> [YOUR TASK]: Copy nothing but the text: reproduce each line of the listing exactly and leave the pictures out.

======== RECORDED INFORMATION

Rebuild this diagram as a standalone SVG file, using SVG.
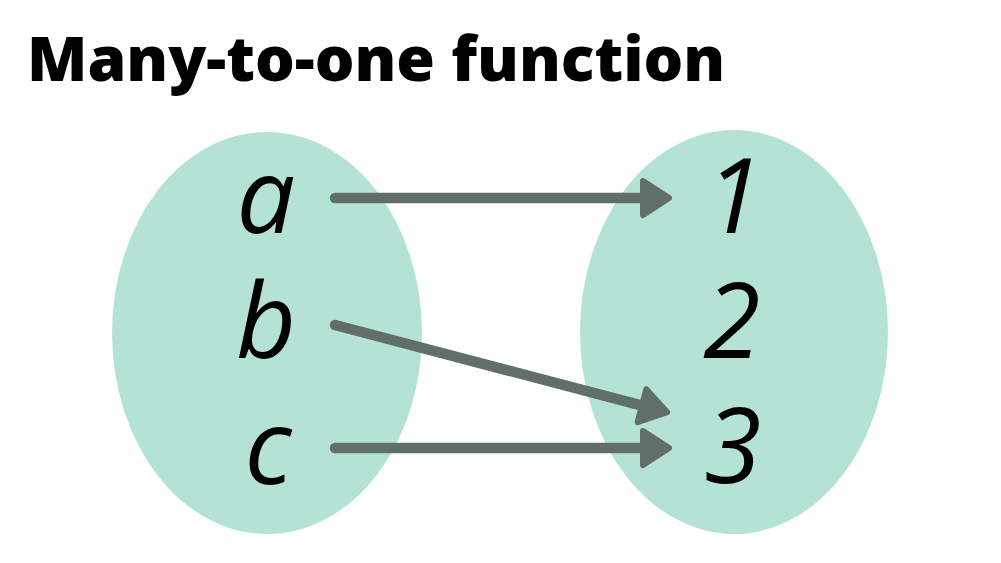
<svg xmlns="http://www.w3.org/2000/svg" width="1001" height="563" viewBox="0 0 1001 563">
  <style>
    .title { font-family: "Open Sans", "Liberation Sans", sans-serif; font-weight: 800; font-size: 62.5px; fill: #000; }
    .set { fill: #b4e3d5; }
    .lbl { font-family: "Open Sans", "Liberation Sans", sans-serif; font-style: italic; font-size: 104px; fill: #000; text-anchor: middle; }
    .conn { stroke: #616e69; stroke-width: 10.5; stroke-linecap: round; fill: none; marker-end: url(#arrow); }
  </style>
  <defs>
    <marker id="arrow" markerUnits="userSpaceOnUse" orient="auto" refX="5" refY="0" markerWidth="60" markerHeight="60" viewBox="-10 -30 50 60" overflow="visible">
      <path d="M0,-17 L26,0 L0,17 Z" fill="#616e69" stroke="#616e69" stroke-width="6" stroke-linejoin="round"/>
    </marker>
  </defs>
  <rect width="1001" height="563" fill="#ffffff"/>
  <text class="title" x="27" y="81">Many-to-one function</text>
  <g id="domain">
    <ellipse class="set" cx="267" cy="333" rx="155" ry="201"/>
  </g>
  <g id="codomain">
    <ellipse class="set" cx="734" cy="332" rx="154" ry="202"/>
  </g>
  <g id="node-a"><text class="lbl" x="266" y="233">a</text></g>
  <g id="node-b"><text class="lbl" x="266" y="358">b</text></g>
  <g id="node-c"><text class="lbl" x="268" y="484">c</text></g>
  <g id="node-1"><text class="lbl" x="734" y="233">1</text></g>
  <g id="node-2"><text class="lbl" x="732" y="358">2</text></g>
  <g id="node-3"><text class="lbl" x="733" y="483">3</text></g>
  <g id="connectors">
    <line class="conn" x1="335" y1="198" x2="648" y2="198"/>
    <line class="conn" x1="335" y1="325" x2="646.8" y2="406.9"/>
    <line class="conn" x1="335" y1="448" x2="648" y2="448"/>
  </g>
</svg>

================

> [SOLUTION]:
Rebuild this diagram as a standalone SVG file, using SVG.
<svg xmlns="http://www.w3.org/2000/svg" width="1001" height="563" viewBox="0 0 1001 563">
  <style>
    .title { font-family: "Open Sans", "Liberation Sans", sans-serif; font-weight: 800; font-size: 62.5px; fill: #000; }
    .set { fill: #b4e3d5; }
    .lbl { font-family: "Open Sans", "Liberation Sans", sans-serif; font-style: italic; font-size: 104px; fill: #000; text-anchor: middle; }
    .conn { stroke: #616e69; stroke-width: 10.5; stroke-linecap: round; fill: none; marker-end: url(#arrow); }
  </style>
  <defs>
    <marker id="arrow" markerUnits="userSpaceOnUse" orient="auto" refX="5" refY="0" markerWidth="60" markerHeight="60" viewBox="-10 -30 50 60" overflow="visible">
      <path d="M0,-17 L26,0 L0,17 Z" fill="#616e69" stroke="#616e69" stroke-width="6" stroke-linejoin="round"/>
    </marker>
  </defs>
  <rect width="1001" height="563" fill="#ffffff"/>
  <text class="title" x="27" y="81">Many-to-one function</text>
  <g id="domain">
    <ellipse class="set" cx="267" cy="333" rx="155" ry="201"/>
  </g>
  <g id="codomain">
    <ellipse class="set" cx="734" cy="332" rx="154" ry="202"/>
  </g>
  <g id="node-a"><text class="lbl" x="266" y="233">a</text></g>
  <g id="node-b"><text class="lbl" x="266" y="358">b</text></g>
  <g id="node-c"><text class="lbl" x="268" y="484">c</text></g>
  <g id="node-1"><text class="lbl" x="734" y="233">1</text></g>
  <g id="node-2"><text class="lbl" x="732" y="358">2</text></g>
  <g id="node-3"><text class="lbl" x="733" y="483">3</text></g>
  <g id="connectors">
    <line class="conn" x1="335" y1="198" x2="648" y2="198"/>
    <line class="conn" x1="335" y1="325" x2="646.8" y2="406.9"/>
    <line class="conn" x1="335" y1="448" x2="648" y2="448"/>
  </g>
</svg>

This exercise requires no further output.